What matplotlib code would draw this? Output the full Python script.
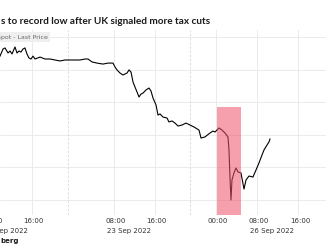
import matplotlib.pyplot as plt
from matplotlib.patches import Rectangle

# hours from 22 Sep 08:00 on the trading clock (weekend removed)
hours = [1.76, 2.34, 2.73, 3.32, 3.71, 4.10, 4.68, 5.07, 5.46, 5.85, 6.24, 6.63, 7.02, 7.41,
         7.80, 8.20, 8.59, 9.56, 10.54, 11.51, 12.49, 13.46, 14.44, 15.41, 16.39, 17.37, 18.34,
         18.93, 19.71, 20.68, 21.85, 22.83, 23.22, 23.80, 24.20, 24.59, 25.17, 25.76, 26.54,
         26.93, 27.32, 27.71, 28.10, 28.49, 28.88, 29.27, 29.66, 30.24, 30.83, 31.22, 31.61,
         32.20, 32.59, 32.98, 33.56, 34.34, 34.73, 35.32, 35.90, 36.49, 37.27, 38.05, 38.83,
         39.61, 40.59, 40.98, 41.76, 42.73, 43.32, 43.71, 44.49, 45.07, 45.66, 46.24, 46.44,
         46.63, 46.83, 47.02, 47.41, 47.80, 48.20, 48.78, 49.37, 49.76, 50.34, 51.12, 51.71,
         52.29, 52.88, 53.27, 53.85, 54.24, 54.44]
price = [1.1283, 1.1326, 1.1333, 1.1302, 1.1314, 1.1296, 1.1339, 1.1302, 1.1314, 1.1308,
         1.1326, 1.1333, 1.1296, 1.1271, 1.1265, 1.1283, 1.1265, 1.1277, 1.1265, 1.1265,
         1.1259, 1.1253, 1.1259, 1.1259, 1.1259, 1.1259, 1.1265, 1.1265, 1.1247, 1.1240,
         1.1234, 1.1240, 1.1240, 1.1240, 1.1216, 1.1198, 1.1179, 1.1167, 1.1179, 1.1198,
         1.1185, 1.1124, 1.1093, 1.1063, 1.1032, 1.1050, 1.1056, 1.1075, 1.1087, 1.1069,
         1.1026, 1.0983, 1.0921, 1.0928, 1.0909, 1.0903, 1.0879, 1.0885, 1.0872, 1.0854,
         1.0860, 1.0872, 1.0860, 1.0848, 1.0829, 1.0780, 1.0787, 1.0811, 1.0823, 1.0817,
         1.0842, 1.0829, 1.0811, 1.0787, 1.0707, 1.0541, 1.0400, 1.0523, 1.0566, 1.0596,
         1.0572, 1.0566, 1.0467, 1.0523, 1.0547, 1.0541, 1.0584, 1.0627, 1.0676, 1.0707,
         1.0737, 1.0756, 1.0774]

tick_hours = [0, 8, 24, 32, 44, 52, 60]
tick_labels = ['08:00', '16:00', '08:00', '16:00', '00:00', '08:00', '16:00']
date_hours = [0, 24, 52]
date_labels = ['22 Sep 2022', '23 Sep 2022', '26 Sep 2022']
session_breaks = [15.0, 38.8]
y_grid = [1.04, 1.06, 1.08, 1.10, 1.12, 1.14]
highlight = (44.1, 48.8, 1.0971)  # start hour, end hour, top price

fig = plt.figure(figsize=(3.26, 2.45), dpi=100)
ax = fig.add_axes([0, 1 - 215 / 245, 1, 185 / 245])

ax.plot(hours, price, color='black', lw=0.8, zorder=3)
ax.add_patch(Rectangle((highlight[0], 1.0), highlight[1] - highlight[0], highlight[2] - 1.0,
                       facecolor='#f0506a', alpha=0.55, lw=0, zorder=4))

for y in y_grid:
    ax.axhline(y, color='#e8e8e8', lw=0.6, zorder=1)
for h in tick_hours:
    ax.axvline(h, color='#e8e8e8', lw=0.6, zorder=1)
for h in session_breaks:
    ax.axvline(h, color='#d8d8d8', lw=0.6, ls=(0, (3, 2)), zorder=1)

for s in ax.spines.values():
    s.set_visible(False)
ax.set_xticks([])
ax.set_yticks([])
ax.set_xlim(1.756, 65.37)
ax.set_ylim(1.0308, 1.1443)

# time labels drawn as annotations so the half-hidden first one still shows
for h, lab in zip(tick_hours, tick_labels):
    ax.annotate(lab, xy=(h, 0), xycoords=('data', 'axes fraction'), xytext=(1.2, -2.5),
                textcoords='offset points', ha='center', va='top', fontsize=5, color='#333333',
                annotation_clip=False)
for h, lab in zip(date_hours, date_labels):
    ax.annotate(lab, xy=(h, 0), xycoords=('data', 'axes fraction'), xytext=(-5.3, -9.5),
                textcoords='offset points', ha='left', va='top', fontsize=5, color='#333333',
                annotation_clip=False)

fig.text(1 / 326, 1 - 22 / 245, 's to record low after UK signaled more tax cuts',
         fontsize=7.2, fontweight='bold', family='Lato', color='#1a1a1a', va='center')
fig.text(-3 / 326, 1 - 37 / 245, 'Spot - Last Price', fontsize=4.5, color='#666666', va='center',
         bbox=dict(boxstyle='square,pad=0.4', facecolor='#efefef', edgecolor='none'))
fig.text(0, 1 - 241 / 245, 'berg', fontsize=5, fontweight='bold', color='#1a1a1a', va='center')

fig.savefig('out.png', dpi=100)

■ ■ ■ ■ ■ ■ ■

Return nothing but the lines running from the start of the data to the line with "from matplotlib.patches import Rectangle", please, both ends included and no pictures.

> Result:
What matplotlib code would draw this? Output the full Python script.
import matplotlib.pyplot as plt
from matplotlib.patches import Rectangle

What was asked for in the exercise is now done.